Democrat Barney Frank was early out of the gate to preemptively cushion the blow in the event his colleagues failed to secure the necessary support, telling The Advocate that the incorporation of the repeal in the committee’s military budget recommendations was not a necessity.

“I do not think it matters what the Pentagon says,” Frank said. “We will get the votes without, I think.”

Despite Frank’s reassurances and categorically naive judgment that the Pentagon exerts no influence over Congress on military appropriation legislation, the gay community’s senior statesman would not have been dispatched to play the expectations game if Democrats were confident they the votes in committee. Ultimately, the Armed Services Committee’s vote to include or expel the new language will serve as a barometer for the House’s temperature on the matter.

For the repeal to reach critical mass, President Obama must build a consensus among virtually all Democratic lawmakers, though few, if any, vulnerable Blue Dogs will be receptive to his calls with contentious reelection battles on the horizon and a bruising health care battle at their backs.

In an email to SKEPTICIANS, LGBT kingmaker and organizer of the recent gay march on Washington David Mixner said the gay community is “simply not sure how serious” lawmakers and the president are about repealing the ban. “Clearly some progressives Democrats want to just that,” still, he said, “others swear they can’t support it.”

As the 2010 midterm elections rapidly approach, the last thing Blue Dog Democrats want to defend to constituents in conservative-leaning districts is a vote to socially reengineer the American military.
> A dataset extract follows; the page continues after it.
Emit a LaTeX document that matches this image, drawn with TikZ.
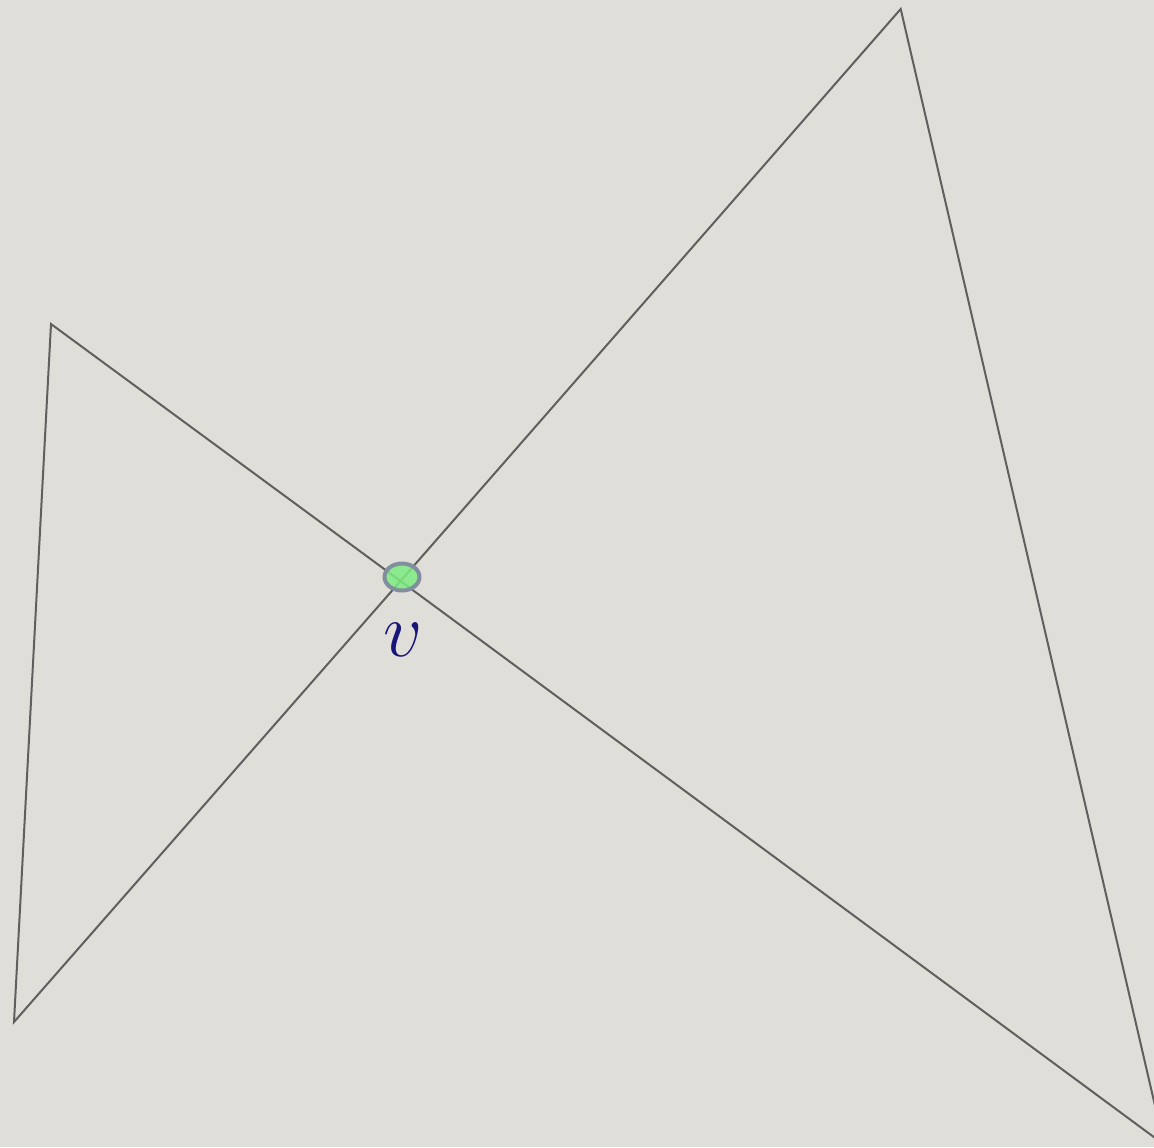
\documentclass[tikz,border=0pt]{standalone}
\usepackage{graphicx}
\usetikzlibrary{shapes.geometric}
\definecolor{paper}{RGB}{224,222,216}
\definecolor{edgecol}{RGB}{95,95,95}
\definecolor{vfill}{RGB}{125,235,130}
\definecolor{vborder}{RGB}{128,142,158}
\definecolor{labcol}{RGB}{25,20,120}
\tikzset{
  edge/.style={draw=edgecol, line width=1pt, line join=miter},
  vertexdot/.style={ellipse, draw=vborder, line width=2pt, fill=vfill, fill opacity=0.85, draw opacity=1, minimum width=17.5pt, minimum height=13.5pt, inner sep=0pt},
  vlabel/.style={text=labcol, inner sep=0pt, font=\Huge}
}
\begin{document}
\begin{tikzpicture}[x=0.5pt, y=-0.5pt]
\fill[paper] (0,0) rectangle (1154,1147);
\useasboundingbox (0,0) rectangle (1154,1147);
\begin{scope}
\clip (0,0) rectangle (1154,1147);
\coordinate (A) at (51,324);
\coordinate (B) at (14,1022);
\coordinate (C) at (900.7,9);
\coordinate (D) at (1164,1144.5);
\coordinate (X) at (400.5,581);
\draw[edge] (A) -- (X) -- (D) -- (C) -- (X) -- (B) -- cycle;
\end{scope}
\node[vertexdot] (v) at (402,577) {};
\node[vlabel] (vl) at (403,640) {\scalebox{1.55}{$v$}};
\end{tikzpicture}
\end{document}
And as Obama’s potential legacy as a failed one-term president hangs in the balance, the last thing the White House wants is to provide his would-be Republican opponents with any additional ammunition for the 2012 presidential campaign.

In the end, satisfying his progressive critics and appeasing the Democratic Party’s gay donor base is not worth risking reelection for President Obama. Gay outreach, as a matter of political expediency and common sense, will always play second fiddle to the president’s courtship of evangelical voters as he eyes a second term.

If they still disagree, the president’s remaining disillusioned gay supporters should reevaluate Obama’s selection of Rick Warren to deliver the invocation at last year’s inauguration. The response from the gay community was typical, if exasperated, with leaders characterizing the decision as a “genuine blow” to the movement for marriage equality. Warren, they said, had taken an active role in defeating gay marriage equality in California through the voter referendum known as Proposition 8.

But despite the outcry from gay supporters, Warren delivered the invocation without a hitch. He did so not because he Obama was specifically beholden to Warren, but because the president-elect was desperate to make inroads with evangelical Christians — even at the cost of marginalizing some of his most ardent supporters.

The demand for action on “don’t ask, don’t tell,” like the outcry over Warren’s selection, will fall on the conveniently evangelically-inclined deaf ears of the White House.